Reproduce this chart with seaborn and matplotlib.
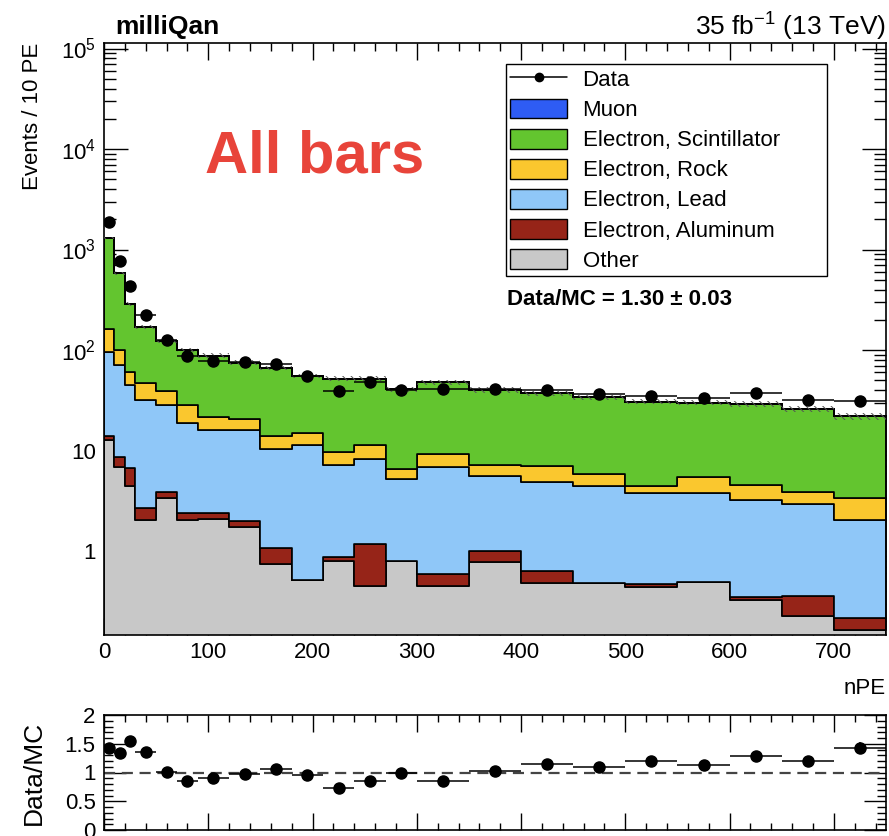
import numpy as np
import pandas as pd
import matplotlib
matplotlib.use("Agg")
import matplotlib.pyplot as plt
import seaborn as sns
from matplotlib.ticker import FixedLocator, MultipleLocator, LogLocator, NullFormatter, FuncFormatter
from matplotlib.patches import Patch
from matplotlib.lines import Line2D

# ---- binning (nPE) ----
bin_edges = [0, 10, 20, 30, 50, 70, 90, 120, 150, 180, 210, 240, 270,
             300, 350, 400, 450, 500, 550, 600, 650, 700, 750]

# ---- simulated components, events / 10 PE ----
muon = [0, 0, 0, 0, 0, 0, 0, 0, 0, 0, 0, 0, 0, 0, 0, 0, 0, 0, 0, 0, 0, 0]
e_scintillator = [1130, 480, 226, 124, 84, 71.6, 66.3, 54.6, 52.6, 40.5, 42.4,
                  40.7, 34.1, 38.5, 32.8, 30.0, 28.2, 26.1, 24.4, 24.5, 22.1, 18.7]
e_rock = [66, 29, 15.9, 14.8, 10.7, 9.5, 5.7, 4.4, 3.5, 3.7, 2.4,
          3.1, 1.3, 2.3, 1.6, 2.1, 1.33, 0.67, 1.7, 1.32, 0.95, 1.31]
e_lead = [82.1, 62.3, 38.2, 29.1, 24.6, 16.5, 13.6, 14.0, 9.34, 10.8, 6.32,
          7.03, 4.4, 6.31, 4.6, 4.27, 3.99, 3.33, 3.3, 2.87, 2.58, 1.82]
e_aluminum = [1.2, 1.8, 2.3, 0.63, 0.50, 0.34, 0.32, 0.27, 0.31, 0.0, 0.08,
              0.72, 0.0, 0.136, 0.22, 0.15, 0.0, 0.035, 0.0, 0.025, 0.135, 0.05]
other = [12.7, 6.9, 4.4, 2.03, 3.34, 2.03, 2.08, 1.72, 0.75, 0.52, 0.80,
         0.45, 0.795, 0.45, 0.78, 0.48, 0.48, 0.435, 0.495, 0.325, 0.225, 0.164]
# relative statistical uncertainty of the summed simulation
mc_rel_err = [0.02, 0.03, 0.04, 0.04, 0.05, 0.05, 0.05, 0.05, 0.05, 0.05, 0.05,
              0.05, 0.06, 0.05, 0.06, 0.06, 0.06, 0.06, 0.06, 0.07, 0.07, 0.08]

# ---- observed data ----
data = [1891, 769, 433, 223, 126, 87, 78, 76.5, 72, 55, 39.4,
        47.7, 40, 41.2, 41, 40, 36.3, 34.8, 33.5, 37.6, 31.8, 31.4]
data_err = [60, 28, 21, 11, 8, 7, 5.5, 5.5, 5, 4.5, 4,
            4.3, 4, 3, 3, 3, 2.8, 2.7, 2.6, 2.8, 2.6, 2.6]

# ---- data / MC ratio ----
ratio = [1.42, 1.345, 1.55, 1.36, 1.01, 0.85, 0.90, 0.97, 1.06, 0.96, 0.725,
         0.86, 0.985, 0.86, 1.03, 1.15, 1.10, 1.205, 1.13, 1.29, 1.205, 1.43]
ratio_err = [0.03, 0.04, 0.05, 0.04, 0.04, 0.05, 0.05, 0.05, 0.05, 0.06, 0.06,
             0.06, 0.07, 0.06, 0.07, 0.07, 0.08, 0.08, 0.08, 0.09, 0.09, 0.1]

sources = ["Muon", "Electron, Scintillator", "Electron, Rock",
           "Electron, Lead", "Electron, Aluminum", "Other"]
components = [muon, e_scintillator, e_rock, e_lead, e_aluminum, other]
colors = ["#2E5CF4", "#63C52F", "#FAC72E", "#8FC7F8", "#962418", "#C8C8C8"]
palette = dict(zip(sources, colors))

sns.set_style("ticks")
plt.rcParams["font.family"] = ["Liberation Sans", "DejaVu Sans"]
plt.rcParams["mathtext.fontset"] = "custom"
plt.rcParams["mathtext.rm"] = "Liberation Sans"
plt.rcParams["mathtext.it"] = "Liberation Sans:italic"
plt.rcParams["mathtext.bf"] = "Liberation Sans:bold"
plt.rcParams["axes.linewidth"] = 1.2
plt.rcParams["axes.edgecolor"] = "black"
plt.rcParams["text.color"] = "black"
plt.rcParams["axes.labelcolor"] = "black"
plt.rcParams["xtick.color"] = "black"
plt.rcParams["ytick.color"] = "black"
plt.rcParams["hatch.linewidth"] = 0.7

W, H = 889, 836
fig = plt.figure(figsize=(W / 100, H / 100), dpi=100)
ax = fig.add_axes([104 / W, 1 - 635 / H, 782 / W, 592 / H])
rax = fig.add_axes([104 / W, 1 - 830 / H, 782 / W, 115 / H])

edges = np.array(bin_edges, dtype=float)
centers = (edges[:-1] + edges[1:]) / 2
half = np.diff(edges) / 2

df = pd.concat(
    [pd.DataFrame({"nPE": centers, "events": vals, "source": name})
     for name, vals in zip(sources, components)],
    ignore_index=True,
)

# stacked MC histogram (last hue level ends up at the bottom of the stack)
sns.histplot(data=df, x="nPE", weights="events", hue="source",
             hue_order=sources, palette=palette, multiple="stack",
             bins=list(bin_edges), element="step", fill=True, alpha=1,
             edgecolor="black", linewidth=1.2, legend=False, ax=ax)

# hatched band for the simulation uncertainty on the total
mc_total = np.sum(np.array(components, dtype=float), axis=0)
rel = np.array(mc_rel_err)
band_lo = np.append(mc_total * (1 - rel), mc_total[-1] * (1 - rel[-1]))
band_hi = np.append(mc_total * (1 + rel), mc_total[-1] * (1 + rel[-1]))
ax.fill_between(edges, band_lo, band_hi, step="post", facecolor="none",
                edgecolor="#555555", hatch="\\\\\\\\", linewidth=0, zorder=3)

ax.errorbar(centers, data, xerr=half, yerr=data_err, fmt="o", color="black",
            ms=8, elinewidth=1.1, capsize=0, zorder=5)

ax.set_yscale("log")
ax.set_xlim(0, 750)
ax.set_ylim(0.146, 1.135e5)

ax.yaxis.set_major_locator(FixedLocator([1, 10, 100, 1e3, 1e4, 1e5]))
ax.yaxis.set_minor_locator(LogLocator(base=10, subs=np.arange(2, 10), numticks=30))
ax.yaxis.set_minor_formatter(NullFormatter())


def log_label(v, pos):
    e = int(round(np.log10(v)))
    if e == 0:
        return "1"
    if e == 1:
        return "10"
    return "$10^{%d}$" % e


ax.yaxis.set_major_formatter(FuncFormatter(log_label))
ax.xaxis.set_major_locator(MultipleLocator(100))
ax.xaxis.set_minor_locator(MultipleLocator(20))

for a in (ax, rax):
    a.tick_params(which="both", direction="in", top=True, right=True,
                  width=1.0, labelsize=16, color="black", labelcolor="black")
ax.tick_params(axis="y", which="major", length=17, pad=6)
ax.tick_params(axis="y", which="minor", length=8.5)
ax.tick_params(axis="x", which="major", length=12, pad=5)
ax.tick_params(axis="x", which="minor", length=6)

ax.set_ylabel("Events / 10 PE", loc="top", fontsize=16)
ax.yaxis.set_label_coords(-0.078, 1.0)
ax.set_xlabel("nPE", loc="right", fontsize=16)
ax.xaxis.set_label_coords(1.0, -0.072)

handles = [Line2D([], [], color="black", marker="o", ms=6, lw=1.1)]
handles += [Patch(facecolor=c, edgecolor="black", linewidth=1.0) for c in colors]
labels = ["Data"] + sources
leg = ax.legend(handles, labels, loc="upper left",
                bbox_to_anchor=(0.514, 0.598, 0.4105, 0.3666), mode="expand",
                borderaxespad=0, frameon=True, fancybox=False,
                edgecolor="black", framealpha=1, fontsize=16,
                handlelength=2.55, handleheight=1.0, labelspacing=0.34,
                handletextpad=0.7, borderpad=0.2)
leg.get_frame().set_linewidth(1.0)

ax.text(0.515, 0.567, "Data/MC = 1.30 ± 0.03", transform=ax.transAxes,
        fontsize=16, fontweight="bold", ha="left", va="center")
ax.text(0.129, 0.807, "All bars", transform=ax.transAxes, color="#E8443A",
        fontsize=43, fontweight="bold", ha="left", va="center")

fig.text(115 / W, 1 - 27 / H, "milliQan", fontsize=19, fontweight="bold",
         ha="left", va="center")
fig.text(886 / W, 1 - 27 / H, "35 fb$^{-1}$ (13 TeV)", fontsize=19,
         ha="right", va="center")

# ratio panel
rax.axhline(1, color="#444444", ls=(0, (5, 3)), lw=1.6, zorder=1)
rax.errorbar(centers, ratio, xerr=half, yerr=ratio_err, fmt="o", color="black",
             ms=8, elinewidth=1.1, capsize=0, zorder=5)
rax.set_xlim(0, 750)
rax.set_ylim(0, 2)
rax.xaxis.set_major_locator(MultipleLocator(100))
rax.xaxis.set_minor_locator(MultipleLocator(20))
rax.yaxis.set_major_locator(MultipleLocator(0.5))
rax.yaxis.set_minor_locator(MultipleLocator(0.1))
rax.yaxis.set_major_formatter(FuncFormatter(lambda v, p: "%g" % v))
rax.tick_params(axis="x", labelbottom=False)
rax.tick_params(axis="y", which="major", length=16, pad=6)
rax.tick_params(axis="y", which="minor", length=6.5)
rax.tick_params(axis="x", which="major", length=12)
rax.tick_params(axis="x", which="minor", length=5)
rax.set_xlabel("")
rax.set_ylabel("Data/MC", fontsize=19)
rax.yaxis.set_label_coords(-0.074, 0.5)

fig.savefig("out.png", dpi=100)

### DO THIS
Make an exact copy of the lines from the top of the material through the line with "300, 350, 400, 450, 500, 550, 600, 650, 700, 750]", pictures excluded.

### WORKED SOLUTION
Reproduce this chart with seaborn and matplotlib.
import numpy as np
import pandas as pd
import matplotlib
matplotlib.use("Agg")
import matplotlib.pyplot as plt
import seaborn as sns
from matplotlib.ticker import FixedLocator, MultipleLocator, LogLocator, NullFormatter, FuncFormatter
from matplotlib.patches import Patch
from matplotlib.lines import Line2D

# ---- binning (nPE) ----
bin_edges = [0, 10, 20, 30, 50, 70, 90, 120, 150, 180, 210, 240, 270,
             300, 350, 400, 450, 500, 550, 600, 650, 700, 750]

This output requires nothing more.